## Problem description
Check every line of the material below for the string "this", and return the ones that have it.
--- Supplied data ---
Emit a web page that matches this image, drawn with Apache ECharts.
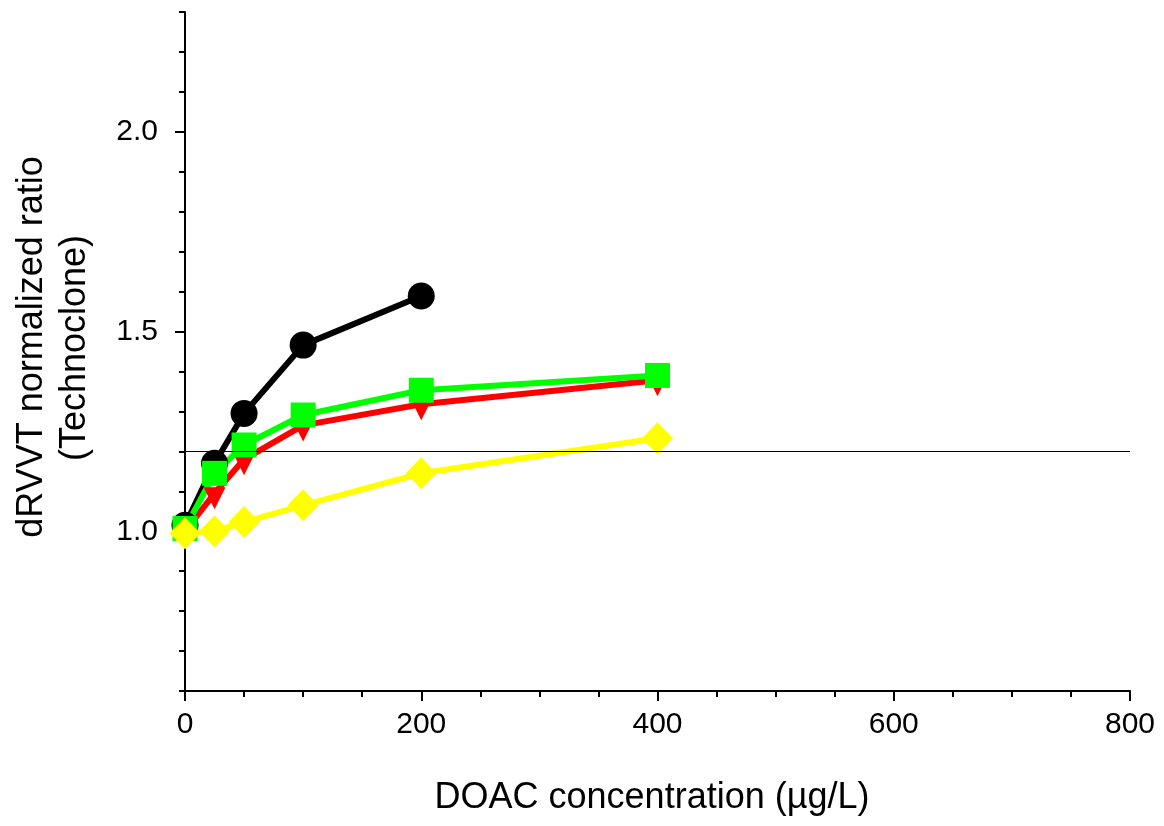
<!DOCTYPE html>
<html>
<head>
<meta charset="utf-8">
<script src="https://cdn.jsdelivr.net/npm/echarts@6/dist/echarts.min.js"></script>
<style>html,body{margin:0;padding:0;background:#fff}#c{width:1164px;height:826px}</style>
</head>
<body>
<div id="c"></div>
<script>
const xLabelValues = [0, 200, 400, 600, 800];
const yLabelValues = [1.0, 1.5, 2.0];
const yTickValues = [0.6, 0.7, 0.8, 0.9, 1.0, 1.1, 1.2, 1.3, 1.4, 1.5, 1.6, 1.7, 1.8, 1.9, 2.0, 2.1, 2.2, 2.3];
const refLine = 1.2;

const blackX = [0, 25, 50, 100, 200];
const blackY = [1.015, 1.17, 1.295, 1.466, 1.589];
const redX = [0, 25, 50, 100, 200, 400];
const redY = [1.0, 1.095, 1.18, 1.265, 1.318, 1.378];
const greenX = [0, 25, 50, 100, 200, 400];
const greenY = [1.007, 1.145, 1.216, 1.291, 1.353, 1.39];
const yellowX = [0, 25, 50, 100, 200, 400];
const yellowY = [0.995, 1.0, 1.023, 1.065, 1.145, 1.233];

const FONT = '"Liberation Sans", Arial, sans-serif';
const pair = (xs, ys) => xs.map((x, i) => [x, ys[i]]);

const chart = echarts.init(document.getElementById('c'), null, {renderer: 'canvas'});
const mk = (name, xs, ys, color, symbol, size, extra) => Object.assign({
  name, type: 'line', data: pair(xs, ys), symbol, symbolSize: size,
  lineStyle: {color, width: 6}, itemStyle: {color, borderWidth: 0},
  showSymbol: true, animation: false, z: 3
}, extra || {});

chart.setOption({
  animation: false,
  grid: {left: 185, right: 34, top: 12, bottom: 135, containLabel: false},
  xAxis: {
    type: 'value', min: 0, max: 800, interval: 200,
    axisLine: {show: true, onZero: false, lineStyle: {color: '#000', width: 2}},
    axisTick: {show: true, length: 10, lineStyle: {color: '#000', width: 2}},
    minorTick: {show: true, splitNumber: 4, length: 6, lineStyle: {color: '#000', width: 2}},
    splitLine: {show: false},
    axisLabel: {color: '#000', fontSize: 30, fontFamily: FONT, margin: 19,
      customValues: xLabelValues}
  },
  yAxis: [{
    type: 'value', min: 0.6, max: 2.3,
    axisLine: {show: true, onZero: false, lineStyle: {color: '#000', width: 2}},
    axisTick: {show: true, length: 6, lineStyle: {color: '#000', width: 2}, customValues: yTickValues},
    splitLine: {show: false},
    axisLabel: {color: '#000', fontSize: 30, fontFamily: FONT, margin: 27,
      customValues: yLabelValues, formatter: v => v.toFixed(1)}
  }, {
    type: 'value', min: 0.6, max: 2.3, position: 'left',
    axisLine: {show: false},
    axisTick: {show: true, length: 10, lineStyle: {color: '#000', width: 2}, customValues: yLabelValues},
    axisLabel: {show: false},
    splitLine: {show: false}
  }],
  series: [
    mk('black', blackX, blackY, '#000000', 'circle', 27, {
      markLine: {
        silent: true, symbol: 'none', label: {show: false},
        lineStyle: {color: '#000', width: 1.2, type: 'solid'},
        data: [{yAxis: refLine}]
      }
    }),
    mk('red', redX, redY, '#ff0000', 'triangle', [22, 22], {symbolRotate: 180, symbolOffset: [0, 5]}),
    mk('green', greenX, greenY, '#00ff00', 'rect', 25),
    mk('yellow', yellowX, yellowY, '#ffff00', 'diamond', [31, 32])
  ],
  graphic: [
    {type: 'text', x: 652, y: 798, style: {text: 'DOAC concentration (µg/L)', font: '36px ' + FONT, fill: '#000', align: 'center', verticalAlign: 'middle'}},
    {type: 'text', x: 32, y: 347, rotation: Math.PI / 2, style: {text: 'dRVVT normalized ratio', font: '36px ' + FONT, fill: '#000', align: 'center', verticalAlign: 'middle'}},
    {type: 'text', x: 75, y: 348, rotation: Math.PI / 2, style: {text: '(Technoclone)', font: '36px ' + FONT, fill: '#000', align: 'center', verticalAlign: 'middle'}}
  ]
});
</script>
</body>
</html>
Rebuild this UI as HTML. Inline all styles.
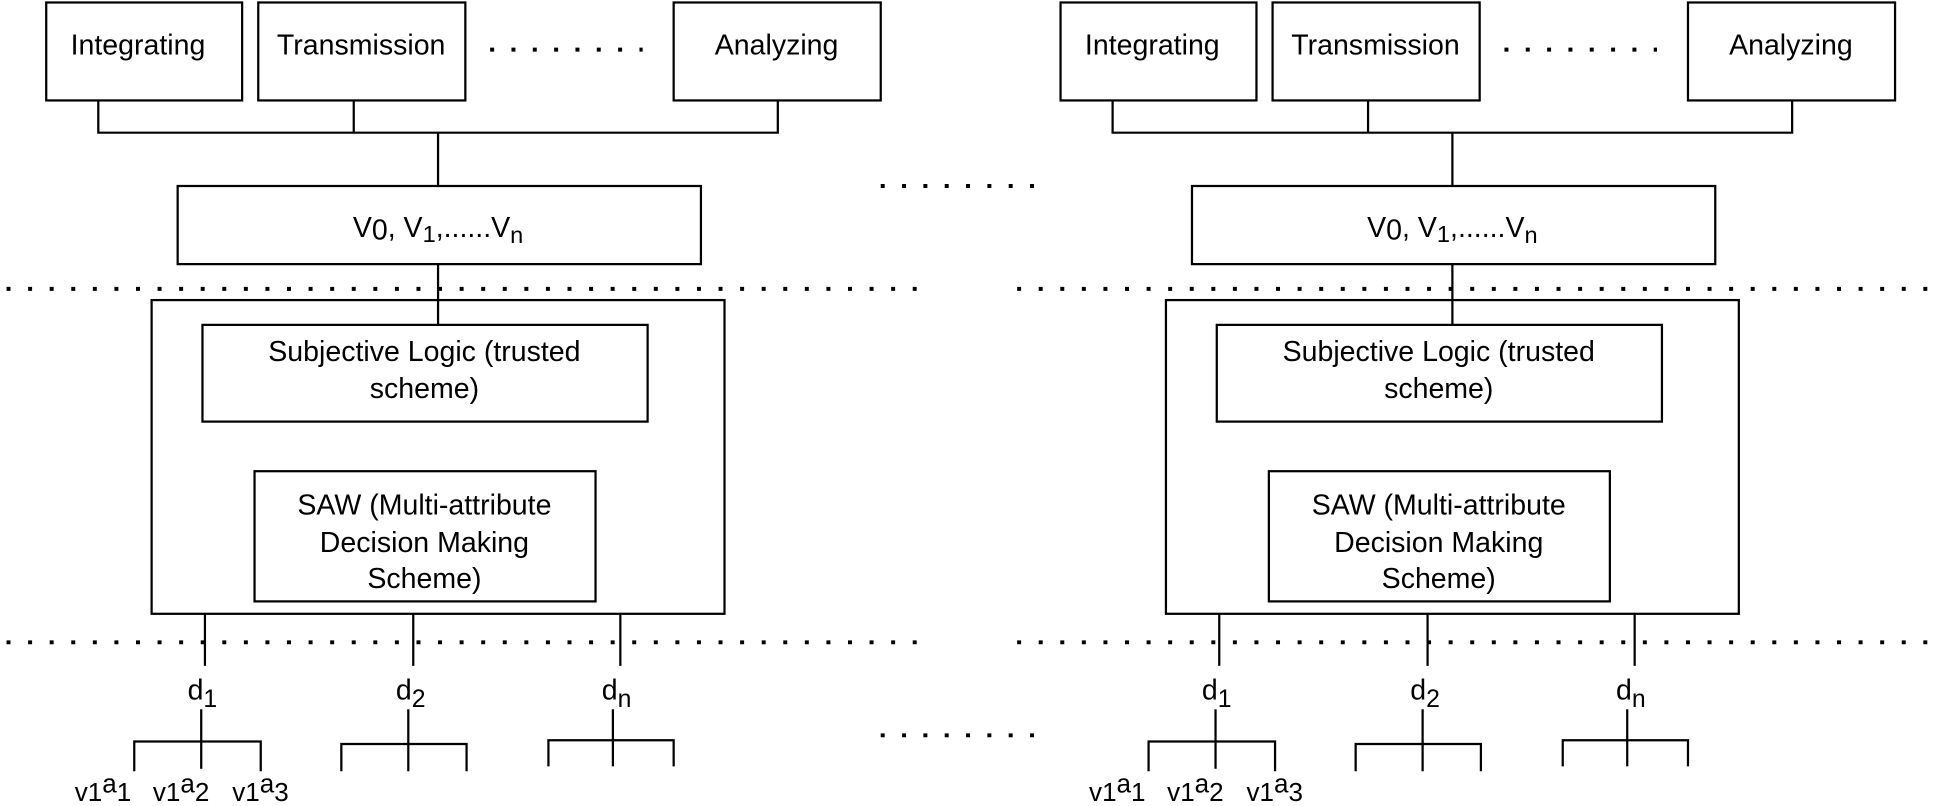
---
## Finished answer
Emit a web page that matches this image, drawn with Apache ECharts.
Rebuild this UI as HTML. Inline all styles.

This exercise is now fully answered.